Senator CAMERON: Can you provide the current statistics on your total factor productivity for the cotton industry?

Mr Finney : Yes.

Senator CAMERON: Do you have them now or will you take that on notice?

Mr Finney : I will take that on notice.

Senator EDWARDS: I would like to just run through a couple of things. Before I do, I am trying to get a handle on all of the RDCs. Where are you located?

Mr Finney : We are located in Narrabri in north-west New South Wales.

Senator EDWARDS: Have you always been in Narrabri?

Mr Finney : Yes.

Senator EDWARDS: Why are you there as opposed to Canberra or Sydney?

Mr Finney : I am sure our growers would like us to be based in Coogee at times, but we are based in Narrabri because that was historically where cotton research and cotton growing commenced in terms of the modern industry from the 1960s.

Senator EDWARDS: There has been a fair bit of discussion about where everything should be located. You sound like you have always been somewhere where it is eminently sensible to be located. Does it compromise you in any way—and in your operation—compared to your peers who are located in Canberra?

Mr Finney : We love being based in Narrabri. There are certainly strong advantages in terms of connections with industry and research. Equally, we do struggle with some of the logistics. For us to get here it is a two-hour drive to Tamworth or an hour's drive to Moree to catch a plane. But you can live in Sydney and have to drive an hour to get to a plane. So there are some infrastructure challenges.

Senator EDWARDS: But in comparison to the operating efficiencies?

Mr Finney : No, we are very comfortable being in Narrabri and we enjoy the benefits of those connections.

Senator EDWARDS: You should never ask a question that you do not know the answer to and that is exactly what I am doing, of course. So you could not do it here in Canberra?
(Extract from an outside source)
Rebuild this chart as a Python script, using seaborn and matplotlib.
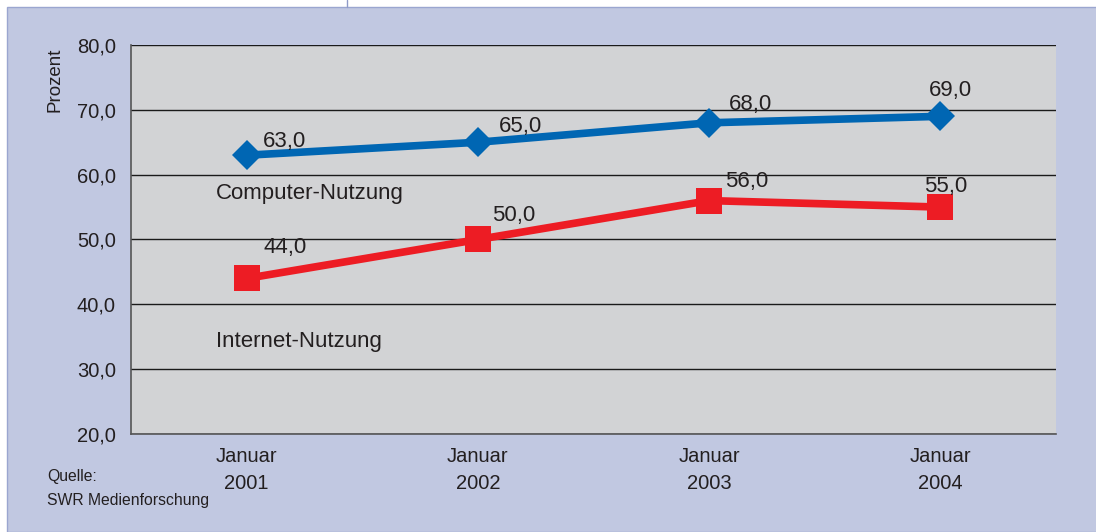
import pandas as pd
import matplotlib
matplotlib.use("Agg")
import matplotlib.pyplot as plt
import seaborn as sns
from matplotlib.patches import Rectangle
from matplotlib.ticker import FuncFormatter, FixedLocator
from matplotlib.lines import Line2D

# Daten
jahre = ["Januar\n2001", "Januar\n2002", "Januar\n2003", "Januar\n2004"]
computer = [63.0, 65.0, 68.0, 69.0]
internet = [44.0, 50.0, 56.0, 55.0]
# Versatz der Wertebeschriftungen (Punkte, Grundlinie)
computer_offsets = [(27.4, 5.9), (31, 7.3), (29.5, 9.2), (7.2, 14.6)]
internet_offsets = [(27.4, 18.3), (25.9, 13.3), (27.4, 9.8), (3.6, 10.9)]

sns.set_style("white")
plt.rcParams['font.family'] = ['Liberation Sans', 'DejaVu Sans']

PANEL = "#c1c8e1"
PLOT_BG = "#d2d3d5"
BLUE = "#0066b3"
RED = "#ed1c24"
TEXT = "#231f20"

fig = plt.figure(figsize=(10.96, 5.32), dpi=100)
fig.patch.set_facecolor("white")
fig.patches.append(Rectangle((7 / 1096, 0), 1, 1 - 7 / 532, transform=fig.transFigure,
                             facecolor=PANEL, edgecolor="#9ba6d0", linewidth=1, zorder=-10))
fig.lines.append(Line2D([347 / 1096, 347 / 1096], [1 - 7 / 532, 1], transform=fig.transFigure,
                        color="#8f9bc8", linewidth=1))

ax = fig.add_axes([131 / 1096, 1 - 434 / 532, 925 / 1096, 389 / 532])
ax.set_facecolor(PLOT_BG)

df = pd.DataFrame({"Jahr": jahre, "Computer": computer, "Internet": internet})

sns.lineplot(data=df, x="Jahr", y="Computer", ax=ax, color=BLUE, linewidth=5.5,
             marker="D", markersize=15, markeredgewidth=0, sort=False, zorder=3)
sns.lineplot(data=df, x="Jahr", y="Internet", ax=ax, color=RED, linewidth=5.5,
             marker="s", markersize=19, markeredgewidth=0, sort=False, zorder=3)

for i, (v, off) in enumerate(zip(computer, computer_offsets)):
    ax.annotate(f"{v:.1f}".replace(".", ","), (i, v), xytext=off, textcoords="offset points",
                ha="center", va="baseline", fontsize=16, color=TEXT)
for i, (v, off) in enumerate(zip(internet, internet_offsets)):
    ax.annotate(f"{v:.1f}".replace(".", ","), (i, v), xytext=off, textcoords="offset points",
                ha="center", va="baseline", fontsize=16, color=TEXT)

ax.text(-0.132, 56.25, "Computer-Nutzung", fontsize=16, color=TEXT, va="baseline", ha="left")
ax.text(-0.132, 33.4, "Internet-Nutzung", fontsize=16, color=TEXT, va="baseline", ha="left")

ax.set_xlim(-0.5, 3.5)
ax.set_ylim(20, 80)
ax.yaxis.set_major_locator(FixedLocator([20, 30, 40, 50, 60, 70, 80]))
ax.yaxis.set_major_formatter(FuncFormatter(lambda v, p: f"{v:.1f}".replace(".", ",")))
ax.grid(axis="y", color="#1a1a1a", linewidth=1)
ax.set_axisbelow(True)

ax.xaxis.set_major_locator(FixedLocator([-0.5, 0.5, 1.5, 2.5, 3.5]))
ax.xaxis.set_major_formatter(FuncFormatter(lambda v, p: ""))
ax.xaxis.set_minor_locator(FixedLocator([0, 1, 2, 3]))
ax.set_xticklabels(jahre, minor=True)
ax.tick_params(axis="x", which="minor", length=0, pad=9, labelsize=14.5, labelcolor=TEXT)
ax.tick_params(axis="x", which="major", length=5, width=1, color="#333333", direction="out")
ax.tick_params(axis="y", length=6, width=1, color="#333333", direction="out", pad=5,
               labelsize=14.5, labelcolor=TEXT)
for lbl in ax.get_xticklabels(minor=True):
    lbl.set_linespacing(1.55)

for side in ["top", "right"]:
    ax.spines[side].set_visible(False)
for side in ["left", "bottom"]:
    ax.spines[side].set_color("#555555")
    ax.spines[side].set_linewidth(1.2)

ax.set_xlabel("")
ax.set_ylabel("")

fig.text(55 / 1096, 1 - 80 / 532, "Prozent", rotation=90, ha="center", va="center",
         fontsize=13.5, color=TEXT)
fig.text(47 / 1096, 1 - 477 / 532, "Quelle:", ha="left", va="center", fontsize=11.3, color=TEXT)
fig.text(47 / 1096, 1 - 500 / 532, "SWR Medienforschung", ha="left", va="center",
         fontsize=11.3, color=TEXT)

fig.savefig("out.png", dpi=100, facecolor=fig.get_facecolor())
Mr Finney : I am sure we could do it in a lot of locations, but we would be very happy to stay in Narrabri.

Senator EDWARDS: Okay.

Senator WILLIAMS: Can I just commend you on your industry. I remember in my last job I would drive out to Narrabri and Wee Waa and all I would see was aeroplanes—ag planes in the air—spraying, spraying, spraying. You have reduced spraying from 20 times a year a crop down to one or two?

Mr Finney : Yes, the statistic is a 95 per cent reduction in pesticide use.

Senator WILLIAMS: That is a huge saving for the cotton growers.

Mr Finney : I do not think we would have an industry today if we had not gone through that change.

Senator WILLIAMS: And your yields—what are you averaging now? I remember when three bales to the acre was a huge crop. Now you are talking eight bales per hectare average?

Mr Finney : It is closer to 11 bales per hectare—that was what the industry average was last year, which would be a world record.

Senator WILLIAMS: That is about five bales to the acre—that is almost doubled your yield.

Mr Finney : Yes.

Senator WILLIAMS: Well done—you are a good mob and doing a great job.

Senator CAMERON: Can I just ask if Cargill is still operating their processing plant in Narrabri?

Mr Finney : Yes.

Senator CAMERON: I used to be the organiser responsible for it. So I have been in Narrabri on many occasions.

Senator WILLIAMS: You got lost there up there once, didn't you?

Senator CAMERON: I got lost up there at one time, yes.

ACTING CHAIR ( Senator Sterle ): I thank the officers. We will move to grains.